## Stated problem
Pull out each line of the data that includes the word "React".
Start Collected material
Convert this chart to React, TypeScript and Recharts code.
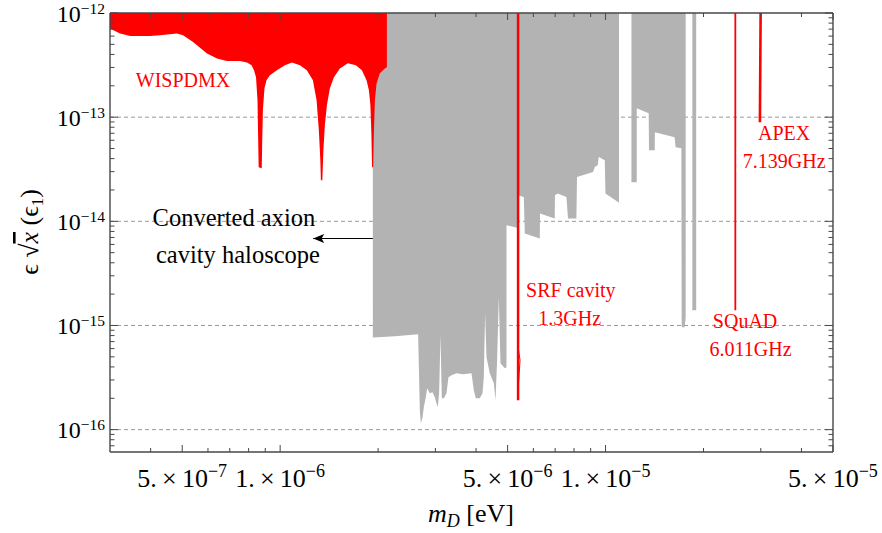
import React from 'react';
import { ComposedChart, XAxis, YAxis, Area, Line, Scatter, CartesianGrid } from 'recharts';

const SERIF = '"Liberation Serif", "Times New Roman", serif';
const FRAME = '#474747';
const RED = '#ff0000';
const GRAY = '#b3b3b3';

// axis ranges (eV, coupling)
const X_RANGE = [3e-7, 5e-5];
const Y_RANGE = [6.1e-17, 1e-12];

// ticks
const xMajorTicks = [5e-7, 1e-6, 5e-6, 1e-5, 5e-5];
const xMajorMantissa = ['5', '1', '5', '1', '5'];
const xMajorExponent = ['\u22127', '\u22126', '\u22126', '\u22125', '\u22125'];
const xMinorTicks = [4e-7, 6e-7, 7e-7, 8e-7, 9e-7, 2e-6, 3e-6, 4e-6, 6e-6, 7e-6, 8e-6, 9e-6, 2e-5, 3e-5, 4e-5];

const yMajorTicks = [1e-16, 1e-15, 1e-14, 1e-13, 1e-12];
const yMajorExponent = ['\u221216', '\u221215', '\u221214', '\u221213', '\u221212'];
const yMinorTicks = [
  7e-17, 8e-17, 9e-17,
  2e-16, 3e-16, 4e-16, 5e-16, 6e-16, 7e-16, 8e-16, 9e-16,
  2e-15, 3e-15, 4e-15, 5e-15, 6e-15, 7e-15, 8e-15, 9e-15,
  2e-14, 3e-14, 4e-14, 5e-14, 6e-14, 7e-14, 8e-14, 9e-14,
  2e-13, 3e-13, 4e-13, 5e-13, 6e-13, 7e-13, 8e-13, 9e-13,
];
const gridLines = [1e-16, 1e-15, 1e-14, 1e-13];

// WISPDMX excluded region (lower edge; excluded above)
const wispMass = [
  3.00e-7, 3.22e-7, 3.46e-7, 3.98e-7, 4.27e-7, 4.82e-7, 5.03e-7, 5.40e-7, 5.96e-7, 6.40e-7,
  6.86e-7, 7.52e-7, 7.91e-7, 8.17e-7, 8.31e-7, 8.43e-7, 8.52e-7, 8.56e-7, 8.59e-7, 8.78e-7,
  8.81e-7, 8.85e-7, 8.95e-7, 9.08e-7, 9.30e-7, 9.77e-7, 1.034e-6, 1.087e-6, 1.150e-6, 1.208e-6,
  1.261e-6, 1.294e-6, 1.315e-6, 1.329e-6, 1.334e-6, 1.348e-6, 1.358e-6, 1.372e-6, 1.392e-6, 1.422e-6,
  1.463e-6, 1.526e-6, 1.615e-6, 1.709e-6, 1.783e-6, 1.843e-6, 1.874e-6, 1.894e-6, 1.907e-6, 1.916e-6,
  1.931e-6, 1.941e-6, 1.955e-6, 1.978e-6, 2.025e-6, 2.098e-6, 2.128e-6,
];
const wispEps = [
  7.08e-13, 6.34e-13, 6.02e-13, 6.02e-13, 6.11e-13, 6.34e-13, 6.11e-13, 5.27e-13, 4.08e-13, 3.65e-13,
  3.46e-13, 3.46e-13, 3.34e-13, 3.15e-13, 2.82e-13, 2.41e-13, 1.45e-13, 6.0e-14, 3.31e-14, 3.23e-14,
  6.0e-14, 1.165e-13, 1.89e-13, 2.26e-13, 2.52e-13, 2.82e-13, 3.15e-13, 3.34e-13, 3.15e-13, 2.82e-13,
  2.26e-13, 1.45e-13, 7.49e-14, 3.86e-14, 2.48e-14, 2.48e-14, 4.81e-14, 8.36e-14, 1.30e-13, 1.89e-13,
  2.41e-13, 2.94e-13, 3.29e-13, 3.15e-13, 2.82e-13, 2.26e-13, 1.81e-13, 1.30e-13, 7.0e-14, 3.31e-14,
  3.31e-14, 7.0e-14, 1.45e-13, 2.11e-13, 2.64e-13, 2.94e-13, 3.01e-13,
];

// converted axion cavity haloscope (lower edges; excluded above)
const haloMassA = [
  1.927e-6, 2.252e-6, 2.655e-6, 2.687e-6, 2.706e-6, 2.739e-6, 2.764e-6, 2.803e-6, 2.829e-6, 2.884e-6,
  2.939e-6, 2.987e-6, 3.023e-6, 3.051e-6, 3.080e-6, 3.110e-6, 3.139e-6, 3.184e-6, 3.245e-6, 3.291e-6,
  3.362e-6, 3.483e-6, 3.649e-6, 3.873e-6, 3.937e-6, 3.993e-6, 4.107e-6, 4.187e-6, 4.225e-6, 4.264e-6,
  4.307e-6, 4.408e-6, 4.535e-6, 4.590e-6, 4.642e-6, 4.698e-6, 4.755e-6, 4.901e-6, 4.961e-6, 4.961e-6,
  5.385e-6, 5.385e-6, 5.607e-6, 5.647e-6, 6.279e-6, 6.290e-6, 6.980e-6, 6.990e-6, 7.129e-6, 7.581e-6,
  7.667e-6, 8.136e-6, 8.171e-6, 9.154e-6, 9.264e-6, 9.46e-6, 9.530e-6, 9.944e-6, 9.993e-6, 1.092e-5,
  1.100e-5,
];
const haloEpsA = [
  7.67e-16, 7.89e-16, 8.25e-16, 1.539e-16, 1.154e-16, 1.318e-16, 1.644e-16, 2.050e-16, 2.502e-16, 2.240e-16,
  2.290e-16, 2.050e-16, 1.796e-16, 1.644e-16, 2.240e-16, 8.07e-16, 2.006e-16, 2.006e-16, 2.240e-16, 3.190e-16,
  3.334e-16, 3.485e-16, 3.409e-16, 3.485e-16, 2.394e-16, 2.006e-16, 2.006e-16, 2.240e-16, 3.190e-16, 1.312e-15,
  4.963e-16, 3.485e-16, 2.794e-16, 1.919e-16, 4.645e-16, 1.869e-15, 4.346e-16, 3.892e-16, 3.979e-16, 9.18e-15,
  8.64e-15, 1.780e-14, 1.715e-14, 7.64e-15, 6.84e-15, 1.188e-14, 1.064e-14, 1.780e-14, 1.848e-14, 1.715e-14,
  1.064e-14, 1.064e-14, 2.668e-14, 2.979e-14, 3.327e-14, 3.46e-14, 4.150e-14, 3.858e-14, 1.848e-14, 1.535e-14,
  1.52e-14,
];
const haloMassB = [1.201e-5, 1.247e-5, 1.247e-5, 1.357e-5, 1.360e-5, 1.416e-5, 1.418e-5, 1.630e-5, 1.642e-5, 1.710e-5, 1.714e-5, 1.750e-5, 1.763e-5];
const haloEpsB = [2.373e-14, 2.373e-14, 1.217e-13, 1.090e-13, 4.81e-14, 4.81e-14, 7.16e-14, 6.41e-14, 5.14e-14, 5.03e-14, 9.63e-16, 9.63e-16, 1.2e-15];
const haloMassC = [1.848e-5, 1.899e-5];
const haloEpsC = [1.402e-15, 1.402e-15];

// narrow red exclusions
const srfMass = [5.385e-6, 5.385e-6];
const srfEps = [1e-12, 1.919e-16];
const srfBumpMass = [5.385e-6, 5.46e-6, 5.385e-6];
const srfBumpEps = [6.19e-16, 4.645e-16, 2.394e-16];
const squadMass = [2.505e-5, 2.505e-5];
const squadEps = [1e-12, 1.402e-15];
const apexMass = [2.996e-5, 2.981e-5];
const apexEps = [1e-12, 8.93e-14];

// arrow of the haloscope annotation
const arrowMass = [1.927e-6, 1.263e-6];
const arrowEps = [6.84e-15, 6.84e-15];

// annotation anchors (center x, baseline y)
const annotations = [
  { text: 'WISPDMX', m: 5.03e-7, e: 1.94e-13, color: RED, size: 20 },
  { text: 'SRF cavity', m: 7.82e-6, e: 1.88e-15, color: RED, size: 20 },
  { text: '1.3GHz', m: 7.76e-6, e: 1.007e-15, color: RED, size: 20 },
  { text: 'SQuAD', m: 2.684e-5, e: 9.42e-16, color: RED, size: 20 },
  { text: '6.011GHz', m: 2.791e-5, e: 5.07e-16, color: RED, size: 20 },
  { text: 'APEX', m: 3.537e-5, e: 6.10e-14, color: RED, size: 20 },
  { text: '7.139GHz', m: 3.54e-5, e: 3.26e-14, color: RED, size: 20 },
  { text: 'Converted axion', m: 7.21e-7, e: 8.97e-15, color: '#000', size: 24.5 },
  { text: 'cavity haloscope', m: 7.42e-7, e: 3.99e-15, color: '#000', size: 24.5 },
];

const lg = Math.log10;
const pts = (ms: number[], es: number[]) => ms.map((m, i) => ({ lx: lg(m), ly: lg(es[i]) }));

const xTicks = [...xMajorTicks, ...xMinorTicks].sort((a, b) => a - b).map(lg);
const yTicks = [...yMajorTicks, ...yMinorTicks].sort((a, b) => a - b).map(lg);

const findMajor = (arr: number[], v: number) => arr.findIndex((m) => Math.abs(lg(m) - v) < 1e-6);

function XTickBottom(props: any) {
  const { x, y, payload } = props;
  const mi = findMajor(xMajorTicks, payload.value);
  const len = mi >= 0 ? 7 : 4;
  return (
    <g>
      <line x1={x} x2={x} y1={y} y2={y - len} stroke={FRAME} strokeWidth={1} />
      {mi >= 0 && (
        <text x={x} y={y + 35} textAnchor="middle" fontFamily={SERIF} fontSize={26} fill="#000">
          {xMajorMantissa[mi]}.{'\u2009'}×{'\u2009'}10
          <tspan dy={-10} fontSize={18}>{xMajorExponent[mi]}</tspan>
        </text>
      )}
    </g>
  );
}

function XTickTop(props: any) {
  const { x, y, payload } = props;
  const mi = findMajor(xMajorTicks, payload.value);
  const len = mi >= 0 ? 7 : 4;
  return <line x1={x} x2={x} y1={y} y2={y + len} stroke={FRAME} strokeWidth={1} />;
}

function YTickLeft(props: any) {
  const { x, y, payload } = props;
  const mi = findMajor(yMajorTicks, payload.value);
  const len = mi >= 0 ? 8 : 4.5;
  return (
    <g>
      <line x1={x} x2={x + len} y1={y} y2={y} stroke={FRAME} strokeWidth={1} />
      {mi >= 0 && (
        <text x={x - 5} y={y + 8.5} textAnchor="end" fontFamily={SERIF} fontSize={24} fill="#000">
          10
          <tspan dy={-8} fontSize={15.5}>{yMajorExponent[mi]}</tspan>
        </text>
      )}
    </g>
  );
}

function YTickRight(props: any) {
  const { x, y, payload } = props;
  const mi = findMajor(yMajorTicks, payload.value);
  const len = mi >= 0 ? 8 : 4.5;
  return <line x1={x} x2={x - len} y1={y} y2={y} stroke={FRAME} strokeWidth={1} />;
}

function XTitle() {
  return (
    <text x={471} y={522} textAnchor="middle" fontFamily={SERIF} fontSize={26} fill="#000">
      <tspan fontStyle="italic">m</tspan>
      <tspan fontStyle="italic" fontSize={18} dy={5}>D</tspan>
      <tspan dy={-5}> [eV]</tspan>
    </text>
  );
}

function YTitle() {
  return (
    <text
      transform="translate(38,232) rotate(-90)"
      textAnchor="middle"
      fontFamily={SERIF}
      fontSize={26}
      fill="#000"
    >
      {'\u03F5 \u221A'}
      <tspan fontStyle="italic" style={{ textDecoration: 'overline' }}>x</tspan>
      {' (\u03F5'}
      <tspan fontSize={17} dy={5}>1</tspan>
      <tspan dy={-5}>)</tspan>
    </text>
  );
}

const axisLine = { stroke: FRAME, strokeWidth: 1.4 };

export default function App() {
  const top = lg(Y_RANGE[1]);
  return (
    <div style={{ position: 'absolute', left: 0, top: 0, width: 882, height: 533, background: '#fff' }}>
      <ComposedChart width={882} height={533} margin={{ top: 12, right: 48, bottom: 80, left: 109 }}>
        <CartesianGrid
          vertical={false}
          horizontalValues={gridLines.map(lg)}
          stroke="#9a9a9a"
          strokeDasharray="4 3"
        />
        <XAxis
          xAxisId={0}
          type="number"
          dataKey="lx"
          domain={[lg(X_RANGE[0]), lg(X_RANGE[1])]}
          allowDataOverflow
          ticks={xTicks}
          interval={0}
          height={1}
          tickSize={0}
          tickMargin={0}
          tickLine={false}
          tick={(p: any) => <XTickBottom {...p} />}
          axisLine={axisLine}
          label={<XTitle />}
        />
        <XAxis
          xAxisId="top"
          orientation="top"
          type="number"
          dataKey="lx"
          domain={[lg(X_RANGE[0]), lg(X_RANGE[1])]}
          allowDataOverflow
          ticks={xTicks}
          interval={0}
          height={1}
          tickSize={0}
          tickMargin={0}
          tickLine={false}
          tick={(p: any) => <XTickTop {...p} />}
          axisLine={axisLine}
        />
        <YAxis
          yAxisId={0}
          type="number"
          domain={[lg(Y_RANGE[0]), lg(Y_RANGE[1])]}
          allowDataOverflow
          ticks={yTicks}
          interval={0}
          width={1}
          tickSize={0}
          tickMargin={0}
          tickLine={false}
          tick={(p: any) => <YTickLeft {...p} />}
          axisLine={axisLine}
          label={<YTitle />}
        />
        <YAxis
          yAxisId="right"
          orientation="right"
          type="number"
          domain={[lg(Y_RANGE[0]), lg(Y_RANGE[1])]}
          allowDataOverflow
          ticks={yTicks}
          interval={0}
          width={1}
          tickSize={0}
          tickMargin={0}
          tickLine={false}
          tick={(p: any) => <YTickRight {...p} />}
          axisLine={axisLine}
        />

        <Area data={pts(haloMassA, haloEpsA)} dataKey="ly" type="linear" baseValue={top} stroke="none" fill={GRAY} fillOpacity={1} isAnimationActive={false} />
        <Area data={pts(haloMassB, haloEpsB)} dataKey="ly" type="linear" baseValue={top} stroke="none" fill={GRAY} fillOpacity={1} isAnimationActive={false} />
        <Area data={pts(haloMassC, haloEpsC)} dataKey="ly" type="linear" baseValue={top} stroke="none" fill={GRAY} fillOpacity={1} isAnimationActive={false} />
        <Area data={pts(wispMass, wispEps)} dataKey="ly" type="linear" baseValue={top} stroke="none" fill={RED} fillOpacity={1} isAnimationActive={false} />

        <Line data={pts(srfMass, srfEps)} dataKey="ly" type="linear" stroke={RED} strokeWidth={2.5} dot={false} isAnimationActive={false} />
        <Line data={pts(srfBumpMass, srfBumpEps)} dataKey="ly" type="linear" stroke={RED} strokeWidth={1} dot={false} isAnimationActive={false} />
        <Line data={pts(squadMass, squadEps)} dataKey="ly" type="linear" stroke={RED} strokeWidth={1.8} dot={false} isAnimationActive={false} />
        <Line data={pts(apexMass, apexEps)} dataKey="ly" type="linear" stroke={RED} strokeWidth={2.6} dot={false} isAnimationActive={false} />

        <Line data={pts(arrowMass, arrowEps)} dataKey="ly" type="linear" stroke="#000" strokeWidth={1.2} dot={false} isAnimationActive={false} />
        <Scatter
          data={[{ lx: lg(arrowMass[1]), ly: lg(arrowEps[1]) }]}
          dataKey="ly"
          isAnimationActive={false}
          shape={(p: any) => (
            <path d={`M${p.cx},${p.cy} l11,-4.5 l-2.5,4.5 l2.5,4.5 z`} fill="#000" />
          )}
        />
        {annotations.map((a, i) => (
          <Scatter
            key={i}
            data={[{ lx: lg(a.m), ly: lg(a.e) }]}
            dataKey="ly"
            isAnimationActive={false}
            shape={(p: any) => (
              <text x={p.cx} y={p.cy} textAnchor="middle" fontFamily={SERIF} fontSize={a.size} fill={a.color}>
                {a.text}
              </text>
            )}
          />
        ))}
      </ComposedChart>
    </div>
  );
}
End Collected material
## Exercise answer
Convert this chart to React, TypeScript and Recharts code.
import React from 'react';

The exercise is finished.